Records for processing:

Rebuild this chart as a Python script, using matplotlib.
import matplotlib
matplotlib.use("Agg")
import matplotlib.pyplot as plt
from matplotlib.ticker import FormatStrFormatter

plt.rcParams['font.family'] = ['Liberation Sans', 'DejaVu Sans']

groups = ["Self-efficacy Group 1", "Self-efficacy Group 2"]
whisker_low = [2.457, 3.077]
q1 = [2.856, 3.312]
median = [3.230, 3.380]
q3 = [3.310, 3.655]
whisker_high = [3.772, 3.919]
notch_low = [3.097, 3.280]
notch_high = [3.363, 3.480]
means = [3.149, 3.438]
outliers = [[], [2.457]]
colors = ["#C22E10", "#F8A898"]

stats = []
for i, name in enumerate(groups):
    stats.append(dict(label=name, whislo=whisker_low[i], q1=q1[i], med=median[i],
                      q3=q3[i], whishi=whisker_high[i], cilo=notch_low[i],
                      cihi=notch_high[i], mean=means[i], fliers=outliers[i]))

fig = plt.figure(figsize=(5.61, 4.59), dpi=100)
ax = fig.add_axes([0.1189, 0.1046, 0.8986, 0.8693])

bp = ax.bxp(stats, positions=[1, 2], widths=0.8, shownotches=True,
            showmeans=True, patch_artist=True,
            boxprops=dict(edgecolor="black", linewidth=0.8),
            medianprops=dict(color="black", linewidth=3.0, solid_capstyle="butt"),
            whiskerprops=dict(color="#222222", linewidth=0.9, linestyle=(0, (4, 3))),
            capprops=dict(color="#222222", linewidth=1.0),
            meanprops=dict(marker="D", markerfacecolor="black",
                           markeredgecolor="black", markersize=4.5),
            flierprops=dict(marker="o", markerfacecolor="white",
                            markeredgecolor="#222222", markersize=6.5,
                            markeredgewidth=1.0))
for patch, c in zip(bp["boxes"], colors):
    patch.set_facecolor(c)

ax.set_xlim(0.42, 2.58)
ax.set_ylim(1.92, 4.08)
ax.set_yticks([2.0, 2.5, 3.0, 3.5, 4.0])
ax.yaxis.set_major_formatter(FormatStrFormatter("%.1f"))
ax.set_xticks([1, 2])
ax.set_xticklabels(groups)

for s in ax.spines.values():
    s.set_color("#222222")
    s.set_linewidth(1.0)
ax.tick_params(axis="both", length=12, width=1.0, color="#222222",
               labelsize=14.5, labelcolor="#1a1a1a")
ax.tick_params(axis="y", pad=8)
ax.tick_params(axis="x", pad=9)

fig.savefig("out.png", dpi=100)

---

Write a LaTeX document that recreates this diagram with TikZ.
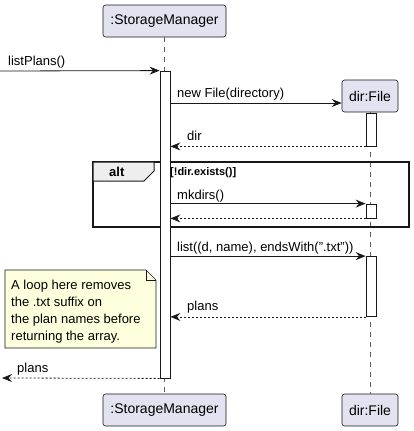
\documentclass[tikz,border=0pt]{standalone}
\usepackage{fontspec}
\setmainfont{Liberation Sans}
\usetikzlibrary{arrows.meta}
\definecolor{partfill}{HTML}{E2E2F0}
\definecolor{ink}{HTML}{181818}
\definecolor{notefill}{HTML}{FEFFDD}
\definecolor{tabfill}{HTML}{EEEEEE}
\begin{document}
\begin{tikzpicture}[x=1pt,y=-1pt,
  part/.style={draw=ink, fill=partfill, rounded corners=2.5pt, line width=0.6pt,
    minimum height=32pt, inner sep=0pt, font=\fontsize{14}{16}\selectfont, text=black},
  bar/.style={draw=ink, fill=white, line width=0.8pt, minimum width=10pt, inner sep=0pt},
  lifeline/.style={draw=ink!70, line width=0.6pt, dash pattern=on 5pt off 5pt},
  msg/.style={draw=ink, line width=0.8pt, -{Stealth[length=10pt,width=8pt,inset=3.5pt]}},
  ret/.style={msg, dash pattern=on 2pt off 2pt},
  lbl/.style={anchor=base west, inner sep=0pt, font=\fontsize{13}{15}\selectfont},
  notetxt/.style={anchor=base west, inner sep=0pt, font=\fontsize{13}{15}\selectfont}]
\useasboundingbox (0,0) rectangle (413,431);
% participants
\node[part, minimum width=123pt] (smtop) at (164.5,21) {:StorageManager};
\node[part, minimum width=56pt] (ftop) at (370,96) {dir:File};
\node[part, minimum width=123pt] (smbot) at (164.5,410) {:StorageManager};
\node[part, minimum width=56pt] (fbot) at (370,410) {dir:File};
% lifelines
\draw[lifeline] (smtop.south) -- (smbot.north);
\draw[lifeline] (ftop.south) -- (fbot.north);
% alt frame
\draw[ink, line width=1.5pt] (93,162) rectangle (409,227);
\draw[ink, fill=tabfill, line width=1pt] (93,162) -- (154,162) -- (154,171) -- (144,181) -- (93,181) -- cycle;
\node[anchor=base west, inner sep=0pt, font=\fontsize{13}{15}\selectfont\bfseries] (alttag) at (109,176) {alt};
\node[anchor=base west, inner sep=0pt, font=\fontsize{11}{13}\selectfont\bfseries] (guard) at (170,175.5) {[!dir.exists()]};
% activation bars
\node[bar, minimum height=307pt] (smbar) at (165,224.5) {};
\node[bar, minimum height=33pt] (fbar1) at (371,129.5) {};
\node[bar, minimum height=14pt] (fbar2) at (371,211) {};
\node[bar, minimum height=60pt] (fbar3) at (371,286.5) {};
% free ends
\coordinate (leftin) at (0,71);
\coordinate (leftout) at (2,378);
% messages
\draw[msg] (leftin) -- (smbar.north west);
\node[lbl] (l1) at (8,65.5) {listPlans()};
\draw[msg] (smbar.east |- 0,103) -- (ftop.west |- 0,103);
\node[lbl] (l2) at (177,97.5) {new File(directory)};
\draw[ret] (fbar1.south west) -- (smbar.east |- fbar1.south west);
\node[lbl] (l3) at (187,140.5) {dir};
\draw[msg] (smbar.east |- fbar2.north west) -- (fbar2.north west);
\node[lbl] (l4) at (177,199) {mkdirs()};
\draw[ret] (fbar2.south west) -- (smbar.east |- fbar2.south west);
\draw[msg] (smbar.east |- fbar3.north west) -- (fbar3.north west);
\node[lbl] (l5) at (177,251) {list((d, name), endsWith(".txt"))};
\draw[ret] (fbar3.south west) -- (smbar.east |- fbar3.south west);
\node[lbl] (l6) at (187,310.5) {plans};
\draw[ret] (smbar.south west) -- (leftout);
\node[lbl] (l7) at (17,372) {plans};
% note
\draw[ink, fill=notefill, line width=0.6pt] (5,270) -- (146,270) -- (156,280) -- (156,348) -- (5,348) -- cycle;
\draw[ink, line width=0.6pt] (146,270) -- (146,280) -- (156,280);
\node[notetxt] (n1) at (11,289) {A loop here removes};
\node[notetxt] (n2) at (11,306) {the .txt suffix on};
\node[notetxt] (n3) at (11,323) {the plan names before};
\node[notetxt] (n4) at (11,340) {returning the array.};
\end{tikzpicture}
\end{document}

The task: Exactly the lines from the line with "Rebuild this chart" to the line with "ax = fig.add_axes([0.1189, 0.1046, 0.8986, 0.8693])", both included, are to be extracted, and no others.

Response below:
Rebuild this chart as a Python script, using matplotlib.
import matplotlib
matplotlib.use("Agg")
import matplotlib.pyplot as plt
from matplotlib.ticker import FormatStrFormatter

plt.rcParams['font.family'] = ['Liberation Sans', 'DejaVu Sans']

groups = ["Self-efficacy Group 1", "Self-efficacy Group 2"]
whisker_low = [2.457, 3.077]
q1 = [2.856, 3.312]
median = [3.230, 3.380]
q3 = [3.310, 3.655]
whisker_high = [3.772, 3.919]
notch_low = [3.097, 3.280]
notch_high = [3.363, 3.480]
means = [3.149, 3.438]
outliers = [[], [2.457]]
colors = ["#C22E10", "#F8A898"]

stats = []
for i, name in enumerate(groups):
    stats.append(dict(label=name, whislo=whisker_low[i], q1=q1[i], med=median[i],
                      q3=q3[i], whishi=whisker_high[i], cilo=notch_low[i],
                      cihi=notch_high[i], mean=means[i], fliers=outliers[i]))

fig = plt.figure(figsize=(5.61, 4.59), dpi=100)
ax = fig.add_axes([0.1189, 0.1046, 0.8986, 0.8693])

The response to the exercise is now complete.